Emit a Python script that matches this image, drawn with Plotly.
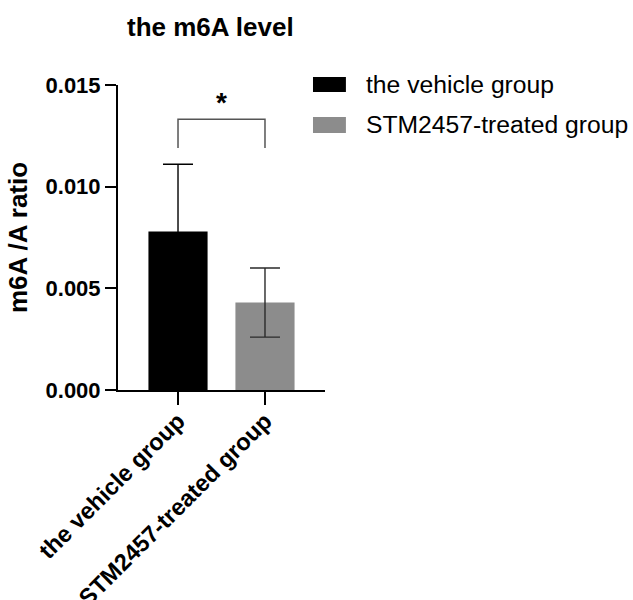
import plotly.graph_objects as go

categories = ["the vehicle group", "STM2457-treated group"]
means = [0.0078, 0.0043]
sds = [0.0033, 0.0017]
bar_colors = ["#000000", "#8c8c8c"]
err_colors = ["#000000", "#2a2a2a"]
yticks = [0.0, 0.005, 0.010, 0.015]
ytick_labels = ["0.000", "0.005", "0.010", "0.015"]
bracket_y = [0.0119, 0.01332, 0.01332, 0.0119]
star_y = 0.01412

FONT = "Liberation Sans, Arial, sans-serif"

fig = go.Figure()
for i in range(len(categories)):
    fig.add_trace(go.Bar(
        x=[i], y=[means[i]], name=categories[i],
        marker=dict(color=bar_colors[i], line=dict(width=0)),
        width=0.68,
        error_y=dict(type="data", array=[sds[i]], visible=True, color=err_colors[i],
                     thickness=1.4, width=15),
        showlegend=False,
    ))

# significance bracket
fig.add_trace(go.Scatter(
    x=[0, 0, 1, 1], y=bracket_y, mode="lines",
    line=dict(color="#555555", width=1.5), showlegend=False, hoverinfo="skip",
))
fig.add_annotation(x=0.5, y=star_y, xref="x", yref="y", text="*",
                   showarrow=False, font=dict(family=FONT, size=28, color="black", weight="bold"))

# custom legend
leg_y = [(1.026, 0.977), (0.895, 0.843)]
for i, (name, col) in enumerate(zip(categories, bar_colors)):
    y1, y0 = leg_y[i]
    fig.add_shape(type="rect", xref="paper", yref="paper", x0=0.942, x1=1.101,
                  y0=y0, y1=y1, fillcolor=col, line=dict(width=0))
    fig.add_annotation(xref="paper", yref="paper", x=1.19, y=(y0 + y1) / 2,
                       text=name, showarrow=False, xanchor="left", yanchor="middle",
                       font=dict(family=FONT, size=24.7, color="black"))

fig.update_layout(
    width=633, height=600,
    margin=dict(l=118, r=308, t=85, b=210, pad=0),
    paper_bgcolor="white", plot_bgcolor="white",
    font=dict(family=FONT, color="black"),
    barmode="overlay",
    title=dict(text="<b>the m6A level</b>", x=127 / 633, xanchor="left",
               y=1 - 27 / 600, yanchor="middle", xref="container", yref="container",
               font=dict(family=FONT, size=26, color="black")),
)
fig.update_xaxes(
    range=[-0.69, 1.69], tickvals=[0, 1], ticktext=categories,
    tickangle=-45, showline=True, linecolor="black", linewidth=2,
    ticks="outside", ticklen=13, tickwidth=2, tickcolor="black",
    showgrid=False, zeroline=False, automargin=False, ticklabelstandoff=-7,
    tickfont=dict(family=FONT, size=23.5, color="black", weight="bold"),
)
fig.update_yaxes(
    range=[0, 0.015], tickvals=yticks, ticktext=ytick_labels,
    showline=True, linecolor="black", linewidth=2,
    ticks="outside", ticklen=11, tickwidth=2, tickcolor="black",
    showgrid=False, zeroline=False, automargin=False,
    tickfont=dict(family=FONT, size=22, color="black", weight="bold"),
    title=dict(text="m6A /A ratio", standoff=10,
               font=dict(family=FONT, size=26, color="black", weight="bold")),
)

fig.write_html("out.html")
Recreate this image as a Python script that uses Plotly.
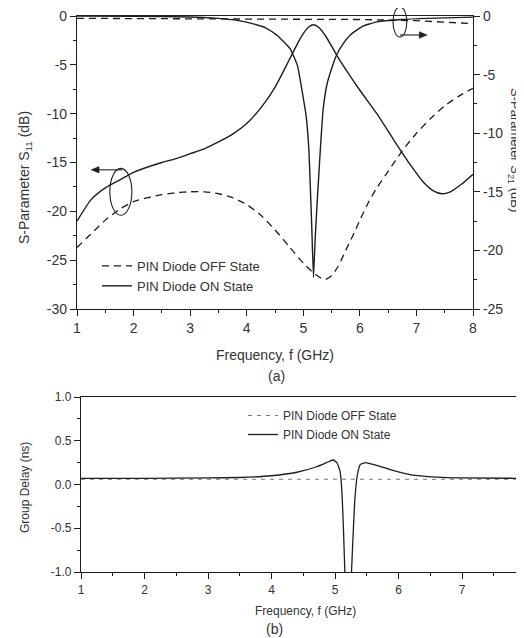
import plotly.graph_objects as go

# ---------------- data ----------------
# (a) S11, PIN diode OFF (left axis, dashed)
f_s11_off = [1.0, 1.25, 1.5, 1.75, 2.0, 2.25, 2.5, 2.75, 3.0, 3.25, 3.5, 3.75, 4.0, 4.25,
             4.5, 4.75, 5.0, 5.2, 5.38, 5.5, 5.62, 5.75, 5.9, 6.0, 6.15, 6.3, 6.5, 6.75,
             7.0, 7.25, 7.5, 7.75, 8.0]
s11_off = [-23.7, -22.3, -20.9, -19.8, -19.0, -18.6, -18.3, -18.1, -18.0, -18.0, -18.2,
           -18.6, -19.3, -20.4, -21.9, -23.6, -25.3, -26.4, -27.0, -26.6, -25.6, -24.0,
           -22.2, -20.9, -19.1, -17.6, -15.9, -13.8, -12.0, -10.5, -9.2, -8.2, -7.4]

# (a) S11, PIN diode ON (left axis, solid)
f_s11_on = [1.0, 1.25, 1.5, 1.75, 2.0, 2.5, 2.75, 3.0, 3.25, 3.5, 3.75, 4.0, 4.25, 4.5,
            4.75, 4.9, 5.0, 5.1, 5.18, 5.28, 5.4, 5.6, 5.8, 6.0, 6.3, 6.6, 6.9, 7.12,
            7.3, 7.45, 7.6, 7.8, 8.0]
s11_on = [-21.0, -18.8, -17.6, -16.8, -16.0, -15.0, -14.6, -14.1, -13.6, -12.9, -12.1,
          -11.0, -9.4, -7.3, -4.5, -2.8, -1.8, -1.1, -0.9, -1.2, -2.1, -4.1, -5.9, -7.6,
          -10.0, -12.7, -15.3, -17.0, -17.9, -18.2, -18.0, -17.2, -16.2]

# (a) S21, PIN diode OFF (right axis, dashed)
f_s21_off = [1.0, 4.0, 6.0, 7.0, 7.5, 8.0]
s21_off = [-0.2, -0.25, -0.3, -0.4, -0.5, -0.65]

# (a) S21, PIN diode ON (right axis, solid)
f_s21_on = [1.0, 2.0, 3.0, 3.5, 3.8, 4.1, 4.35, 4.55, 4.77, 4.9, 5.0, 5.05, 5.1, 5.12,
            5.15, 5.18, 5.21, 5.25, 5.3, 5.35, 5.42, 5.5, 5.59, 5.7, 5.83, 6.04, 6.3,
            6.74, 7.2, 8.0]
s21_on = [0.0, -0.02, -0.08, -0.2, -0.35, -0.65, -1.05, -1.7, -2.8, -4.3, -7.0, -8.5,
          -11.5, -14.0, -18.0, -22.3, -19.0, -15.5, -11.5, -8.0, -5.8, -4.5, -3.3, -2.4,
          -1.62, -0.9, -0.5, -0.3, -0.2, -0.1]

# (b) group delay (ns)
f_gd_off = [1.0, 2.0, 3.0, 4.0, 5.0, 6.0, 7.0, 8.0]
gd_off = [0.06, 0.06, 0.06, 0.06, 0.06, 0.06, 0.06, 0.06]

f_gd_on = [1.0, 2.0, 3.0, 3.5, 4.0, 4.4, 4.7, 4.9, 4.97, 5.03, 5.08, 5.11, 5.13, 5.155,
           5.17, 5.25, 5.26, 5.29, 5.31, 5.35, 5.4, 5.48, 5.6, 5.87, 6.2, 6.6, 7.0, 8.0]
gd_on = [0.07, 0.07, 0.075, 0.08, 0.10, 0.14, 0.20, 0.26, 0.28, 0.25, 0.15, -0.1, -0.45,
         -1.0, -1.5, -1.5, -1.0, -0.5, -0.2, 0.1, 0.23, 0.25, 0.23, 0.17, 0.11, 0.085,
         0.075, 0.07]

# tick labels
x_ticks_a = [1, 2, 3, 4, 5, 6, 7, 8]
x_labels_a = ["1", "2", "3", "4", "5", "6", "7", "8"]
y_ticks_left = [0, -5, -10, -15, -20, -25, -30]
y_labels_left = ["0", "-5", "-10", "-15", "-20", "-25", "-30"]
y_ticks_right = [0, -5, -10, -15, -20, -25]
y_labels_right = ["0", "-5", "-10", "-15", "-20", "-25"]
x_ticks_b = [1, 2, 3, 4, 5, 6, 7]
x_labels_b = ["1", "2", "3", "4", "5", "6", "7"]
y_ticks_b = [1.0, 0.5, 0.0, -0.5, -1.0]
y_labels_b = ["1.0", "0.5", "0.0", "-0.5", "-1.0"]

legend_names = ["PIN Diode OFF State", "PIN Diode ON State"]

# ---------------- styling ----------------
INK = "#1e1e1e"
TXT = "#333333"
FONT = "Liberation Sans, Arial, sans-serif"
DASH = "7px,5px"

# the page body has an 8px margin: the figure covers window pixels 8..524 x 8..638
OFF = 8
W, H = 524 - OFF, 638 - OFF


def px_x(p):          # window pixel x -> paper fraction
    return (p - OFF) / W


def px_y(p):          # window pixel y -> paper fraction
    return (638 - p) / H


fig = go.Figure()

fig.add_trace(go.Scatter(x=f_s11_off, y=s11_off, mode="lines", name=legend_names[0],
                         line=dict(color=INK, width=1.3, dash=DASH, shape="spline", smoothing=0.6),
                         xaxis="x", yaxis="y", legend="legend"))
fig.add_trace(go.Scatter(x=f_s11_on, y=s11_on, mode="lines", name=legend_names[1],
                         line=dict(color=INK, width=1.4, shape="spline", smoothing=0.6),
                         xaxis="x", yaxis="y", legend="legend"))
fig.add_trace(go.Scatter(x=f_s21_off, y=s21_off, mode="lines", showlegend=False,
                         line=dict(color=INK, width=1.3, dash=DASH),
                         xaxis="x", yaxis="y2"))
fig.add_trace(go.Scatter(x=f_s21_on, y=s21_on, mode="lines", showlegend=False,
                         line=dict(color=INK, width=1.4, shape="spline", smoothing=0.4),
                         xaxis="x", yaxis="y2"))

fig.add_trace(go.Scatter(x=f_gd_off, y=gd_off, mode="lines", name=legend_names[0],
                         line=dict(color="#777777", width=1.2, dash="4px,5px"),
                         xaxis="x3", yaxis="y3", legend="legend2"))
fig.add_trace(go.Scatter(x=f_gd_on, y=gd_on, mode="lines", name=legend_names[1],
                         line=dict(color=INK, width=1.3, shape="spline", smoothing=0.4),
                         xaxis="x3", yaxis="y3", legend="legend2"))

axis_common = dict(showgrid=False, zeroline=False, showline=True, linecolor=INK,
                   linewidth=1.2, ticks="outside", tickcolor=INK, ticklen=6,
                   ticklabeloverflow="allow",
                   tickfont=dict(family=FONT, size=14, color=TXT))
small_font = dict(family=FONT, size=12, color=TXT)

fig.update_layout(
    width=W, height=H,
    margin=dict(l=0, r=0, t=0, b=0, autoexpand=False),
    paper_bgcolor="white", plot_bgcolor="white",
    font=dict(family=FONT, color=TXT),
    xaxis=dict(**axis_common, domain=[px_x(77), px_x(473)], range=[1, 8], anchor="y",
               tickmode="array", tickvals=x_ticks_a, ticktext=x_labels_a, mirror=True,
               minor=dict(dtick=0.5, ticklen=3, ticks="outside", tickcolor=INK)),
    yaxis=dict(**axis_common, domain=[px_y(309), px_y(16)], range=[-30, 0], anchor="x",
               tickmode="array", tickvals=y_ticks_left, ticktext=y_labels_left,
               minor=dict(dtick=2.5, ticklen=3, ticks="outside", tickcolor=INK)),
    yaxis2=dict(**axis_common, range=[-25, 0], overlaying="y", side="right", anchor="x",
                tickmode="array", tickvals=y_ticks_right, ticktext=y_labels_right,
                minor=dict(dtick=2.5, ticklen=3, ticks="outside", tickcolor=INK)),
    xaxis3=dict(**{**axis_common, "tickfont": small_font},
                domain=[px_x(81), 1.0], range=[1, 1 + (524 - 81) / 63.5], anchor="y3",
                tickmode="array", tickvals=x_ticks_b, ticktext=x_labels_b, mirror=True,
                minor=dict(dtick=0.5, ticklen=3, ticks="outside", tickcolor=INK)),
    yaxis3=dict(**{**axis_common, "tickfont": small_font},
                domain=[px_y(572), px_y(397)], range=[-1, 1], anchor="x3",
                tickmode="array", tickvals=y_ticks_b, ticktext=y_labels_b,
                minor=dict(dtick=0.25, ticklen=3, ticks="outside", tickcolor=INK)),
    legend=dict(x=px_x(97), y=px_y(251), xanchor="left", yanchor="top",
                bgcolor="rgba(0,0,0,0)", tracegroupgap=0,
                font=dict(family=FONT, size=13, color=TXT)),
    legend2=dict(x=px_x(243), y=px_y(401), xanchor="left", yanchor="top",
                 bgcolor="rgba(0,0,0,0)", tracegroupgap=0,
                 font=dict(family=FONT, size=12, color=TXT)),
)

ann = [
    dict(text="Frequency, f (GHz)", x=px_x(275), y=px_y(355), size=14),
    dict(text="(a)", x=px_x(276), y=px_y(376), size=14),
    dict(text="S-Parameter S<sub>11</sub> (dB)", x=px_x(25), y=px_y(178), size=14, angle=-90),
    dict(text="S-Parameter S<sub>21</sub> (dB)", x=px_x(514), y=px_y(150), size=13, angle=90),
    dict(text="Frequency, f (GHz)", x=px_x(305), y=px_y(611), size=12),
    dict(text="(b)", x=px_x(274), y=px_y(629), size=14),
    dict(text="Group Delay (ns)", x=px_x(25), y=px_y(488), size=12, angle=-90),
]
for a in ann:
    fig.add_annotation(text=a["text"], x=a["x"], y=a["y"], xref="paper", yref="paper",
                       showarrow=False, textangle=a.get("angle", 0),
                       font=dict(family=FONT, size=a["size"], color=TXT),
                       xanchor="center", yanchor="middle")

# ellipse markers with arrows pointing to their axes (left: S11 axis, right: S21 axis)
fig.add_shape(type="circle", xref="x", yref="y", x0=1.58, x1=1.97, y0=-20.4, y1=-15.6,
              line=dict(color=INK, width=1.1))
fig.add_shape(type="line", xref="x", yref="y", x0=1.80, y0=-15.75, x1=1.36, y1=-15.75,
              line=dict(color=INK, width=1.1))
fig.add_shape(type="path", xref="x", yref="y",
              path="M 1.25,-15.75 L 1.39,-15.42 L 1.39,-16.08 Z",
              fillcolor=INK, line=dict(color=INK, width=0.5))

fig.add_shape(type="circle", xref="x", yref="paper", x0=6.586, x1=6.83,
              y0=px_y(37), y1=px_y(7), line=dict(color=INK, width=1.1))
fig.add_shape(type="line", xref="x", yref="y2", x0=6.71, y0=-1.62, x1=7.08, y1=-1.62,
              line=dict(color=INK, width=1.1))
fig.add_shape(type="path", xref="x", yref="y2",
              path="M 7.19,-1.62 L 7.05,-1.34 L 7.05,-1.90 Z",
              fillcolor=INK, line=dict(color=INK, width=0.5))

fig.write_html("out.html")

==

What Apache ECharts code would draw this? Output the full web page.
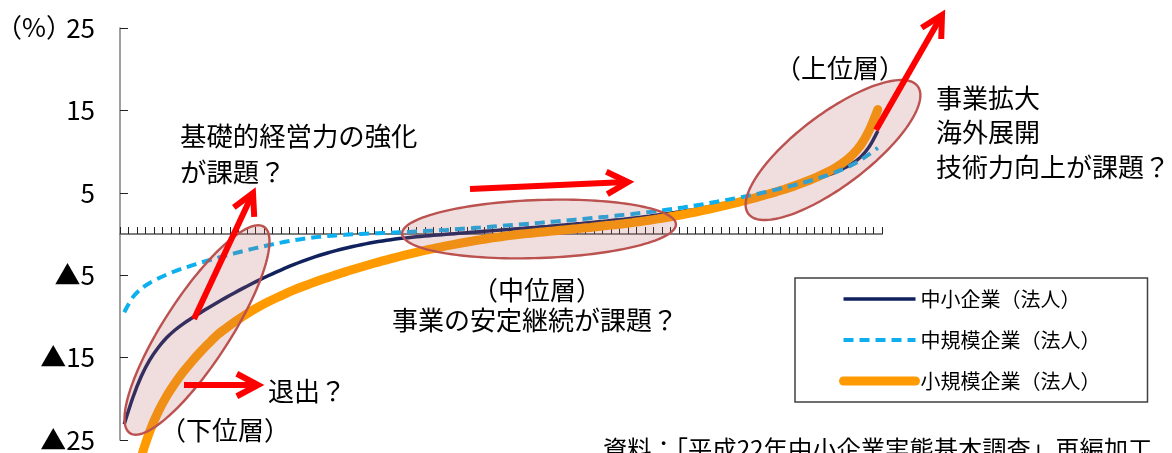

■ **Requirements**
Keep to the stretch from the line containing "Recreate this image" through the line containing "gd_off = [0.06, 0.06, 0.06, 0.06, 0.06, 0.06, 0.06, 0.06]", both ends included, and copy it exactly from the listing above, minus the pictures.

■ **Correct result**
Recreate this image as a Python script that uses Plotly.
import plotly.graph_objects as go

# ---------------- data ----------------
# (a) S11, PIN diode OFF (left axis, dashed)
f_s11_off = [1.0, 1.25, 1.5, 1.75, 2.0, 2.25, 2.5, 2.75, 3.0, 3.25, 3.5, 3.75, 4.0, 4.25,
             4.5, 4.75, 5.0, 5.2, 5.38, 5.5, 5.62, 5.75, 5.9, 6.0, 6.15, 6.3, 6.5, 6.75,
             7.0, 7.25, 7.5, 7.75, 8.0]
s11_off = [-23.7, -22.3, -20.9, -19.8, -19.0, -18.6, -18.3, -18.1, -18.0, -18.0, -18.2,
           -18.6, -19.3, -20.4, -21.9, -23.6, -25.3, -26.4, -27.0, -26.6, -25.6, -24.0,
           -22.2, -20.9, -19.1, -17.6, -15.9, -13.8, -12.0, -10.5, -9.2, -8.2, -7.4]

# (a) S11, PIN diode ON (left axis, solid)
f_s11_on = [1.0, 1.25, 1.5, 1.75, 2.0, 2.5, 2.75, 3.0, 3.25, 3.5, 3.75, 4.0, 4.25, 4.5,
            4.75, 4.9, 5.0, 5.1, 5.18, 5.28, 5.4, 5.6, 5.8, 6.0, 6.3, 6.6, 6.9, 7.12,
            7.3, 7.45, 7.6, 7.8, 8.0]
s11_on = [-21.0, -18.8, -17.6, -16.8, -16.0, -15.0, -14.6, -14.1, -13.6, -12.9, -12.1,
          -11.0, -9.4, -7.3, -4.5, -2.8, -1.8, -1.1, -0.9, -1.2, -2.1, -4.1, -5.9, -7.6,
          -10.0, -12.7, -15.3, -17.0, -17.9, -18.2, -18.0, -17.2, -16.2]

# (a) S21, PIN diode OFF (right axis, dashed)
f_s21_off = [1.0, 4.0, 6.0, 7.0, 7.5, 8.0]
s21_off = [-0.2, -0.25, -0.3, -0.4, -0.5, -0.65]

# (a) S21, PIN diode ON (right axis, solid)
f_s21_on = [1.0, 2.0, 3.0, 3.5, 3.8, 4.1, 4.35, 4.55, 4.77, 4.9, 5.0, 5.05, 5.1, 5.12,
            5.15, 5.18, 5.21, 5.25, 5.3, 5.35, 5.42, 5.5, 5.59, 5.7, 5.83, 6.04, 6.3,
            6.74, 7.2, 8.0]
s21_on = [0.0, -0.02, -0.08, -0.2, -0.35, -0.65, -1.05, -1.7, -2.8, -4.3, -7.0, -8.5,
          -11.5, -14.0, -18.0, -22.3, -19.0, -15.5, -11.5, -8.0, -5.8, -4.5, -3.3, -2.4,
          -1.62, -0.9, -0.5, -0.3, -0.2, -0.1]

# (b) group delay (ns)
f_gd_off = [1.0, 2.0, 3.0, 4.0, 5.0, 6.0, 7.0, 8.0]
gd_off = [0.06, 0.06, 0.06, 0.06, 0.06, 0.06, 0.06, 0.06]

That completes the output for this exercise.